• Objective
Type out every line below exactly as it reads.

• Raw data
· · · ·
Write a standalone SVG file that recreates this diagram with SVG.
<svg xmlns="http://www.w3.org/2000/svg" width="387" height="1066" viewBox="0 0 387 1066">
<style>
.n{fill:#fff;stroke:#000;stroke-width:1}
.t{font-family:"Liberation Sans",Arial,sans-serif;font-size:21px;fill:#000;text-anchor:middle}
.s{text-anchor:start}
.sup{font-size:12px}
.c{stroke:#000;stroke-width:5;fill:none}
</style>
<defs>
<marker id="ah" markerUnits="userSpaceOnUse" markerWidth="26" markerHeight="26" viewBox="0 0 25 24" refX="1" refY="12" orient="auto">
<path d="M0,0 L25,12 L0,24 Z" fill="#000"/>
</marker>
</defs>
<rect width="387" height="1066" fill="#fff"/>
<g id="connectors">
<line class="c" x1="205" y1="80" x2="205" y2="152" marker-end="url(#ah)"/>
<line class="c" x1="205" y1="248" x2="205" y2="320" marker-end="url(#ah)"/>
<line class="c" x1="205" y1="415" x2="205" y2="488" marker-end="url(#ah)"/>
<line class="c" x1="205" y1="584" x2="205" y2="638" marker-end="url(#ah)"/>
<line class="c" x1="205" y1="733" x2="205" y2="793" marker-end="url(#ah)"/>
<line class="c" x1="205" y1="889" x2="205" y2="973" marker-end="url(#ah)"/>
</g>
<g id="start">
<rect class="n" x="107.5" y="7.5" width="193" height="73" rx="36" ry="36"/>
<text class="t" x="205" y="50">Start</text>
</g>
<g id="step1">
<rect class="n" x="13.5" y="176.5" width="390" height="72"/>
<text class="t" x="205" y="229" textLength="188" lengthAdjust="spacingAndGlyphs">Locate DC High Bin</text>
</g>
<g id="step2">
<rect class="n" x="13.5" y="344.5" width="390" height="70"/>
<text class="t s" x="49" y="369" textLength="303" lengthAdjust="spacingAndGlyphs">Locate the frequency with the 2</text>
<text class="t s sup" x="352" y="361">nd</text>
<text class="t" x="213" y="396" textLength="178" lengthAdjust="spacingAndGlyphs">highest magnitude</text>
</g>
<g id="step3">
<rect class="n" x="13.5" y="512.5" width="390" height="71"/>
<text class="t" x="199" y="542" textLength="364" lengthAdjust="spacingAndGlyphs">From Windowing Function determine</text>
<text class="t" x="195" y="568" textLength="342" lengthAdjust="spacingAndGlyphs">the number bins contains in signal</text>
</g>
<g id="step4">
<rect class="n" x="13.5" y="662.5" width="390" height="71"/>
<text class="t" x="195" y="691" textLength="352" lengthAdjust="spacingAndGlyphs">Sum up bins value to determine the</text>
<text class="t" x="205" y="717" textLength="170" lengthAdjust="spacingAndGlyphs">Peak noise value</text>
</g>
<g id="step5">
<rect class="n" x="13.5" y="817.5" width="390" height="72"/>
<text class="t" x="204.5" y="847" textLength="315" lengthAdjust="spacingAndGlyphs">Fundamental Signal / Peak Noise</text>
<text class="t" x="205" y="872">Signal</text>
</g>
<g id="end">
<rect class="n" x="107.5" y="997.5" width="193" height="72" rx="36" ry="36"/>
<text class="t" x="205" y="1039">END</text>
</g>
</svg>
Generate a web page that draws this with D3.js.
· · · ·
• Expected answer
Write a standalone SVG file that recreates this diagram with SVG.
<svg xmlns="http://www.w3.org/2000/svg" width="387" height="1066" viewBox="0 0 387 1066">
<style>
.n{fill:#fff;stroke:#000;stroke-width:1}
.t{font-family:"Liberation Sans",Arial,sans-serif;font-size:21px;fill:#000;text-anchor:middle}
.s{text-anchor:start}
.sup{font-size:12px}
.c{stroke:#000;stroke-width:5;fill:none}
</style>
<defs>
<marker id="ah" markerUnits="userSpaceOnUse" markerWidth="26" markerHeight="26" viewBox="0 0 25 24" refX="1" refY="12" orient="auto">
<path d="M0,0 L25,12 L0,24 Z" fill="#000"/>
</marker>
</defs>
<rect width="387" height="1066" fill="#fff"/>
<g id="connectors">
<line class="c" x1="205" y1="80" x2="205" y2="152" marker-end="url(#ah)"/>
<line class="c" x1="205" y1="248" x2="205" y2="320" marker-end="url(#ah)"/>
<line class="c" x1="205" y1="415" x2="205" y2="488" marker-end="url(#ah)"/>
<line class="c" x1="205" y1="584" x2="205" y2="638" marker-end="url(#ah)"/>
<line class="c" x1="205" y1="733" x2="205" y2="793" marker-end="url(#ah)"/>
<line class="c" x1="205" y1="889" x2="205" y2="973" marker-end="url(#ah)"/>
</g>
<g id="start">
<rect class="n" x="107.5" y="7.5" width="193" height="73" rx="36" ry="36"/>
<text class="t" x="205" y="50">Start</text>
</g>
<g id="step1">
<rect class="n" x="13.5" y="176.5" width="390" height="72"/>
<text class="t" x="205" y="229" textLength="188" lengthAdjust="spacingAndGlyphs">Locate DC High Bin</text>
</g>
<g id="step2">
<rect class="n" x="13.5" y="344.5" width="390" height="70"/>
<text class="t s" x="49" y="369" textLength="303" lengthAdjust="spacingAndGlyphs">Locate the frequency with the 2</text>
<text class="t s sup" x="352" y="361">nd</text>
<text class="t" x="213" y="396" textLength="178" lengthAdjust="spacingAndGlyphs">highest magnitude</text>
</g>
<g id="step3">
<rect class="n" x="13.5" y="512.5" width="390" height="71"/>
<text class="t" x="199" y="542" textLength="364" lengthAdjust="spacingAndGlyphs">From Windowing Function determine</text>
<text class="t" x="195" y="568" textLength="342" lengthAdjust="spacingAndGlyphs">the number bins contains in signal</text>
</g>
<g id="step4">
<rect class="n" x="13.5" y="662.5" width="390" height="71"/>
<text class="t" x="195" y="691" textLength="352" lengthAdjust="spacingAndGlyphs">Sum up bins value to determine the</text>
<text class="t" x="205" y="717" textLength="170" lengthAdjust="spacingAndGlyphs">Peak noise value</text>
</g>
<g id="step5">
<rect class="n" x="13.5" y="817.5" width="390" height="72"/>
<text class="t" x="204.5" y="847" textLength="315" lengthAdjust="spacingAndGlyphs">Fundamental Signal / Peak Noise</text>
<text class="t" x="205" y="872">Signal</text>
</g>
<g id="end">
<rect class="n" x="107.5" y="997.5" width="193" height="72" rx="36" ry="36"/>
<text class="t" x="205" y="1039">END</text>
</g>
</svg>
Generate a web page that draws this with D3.js.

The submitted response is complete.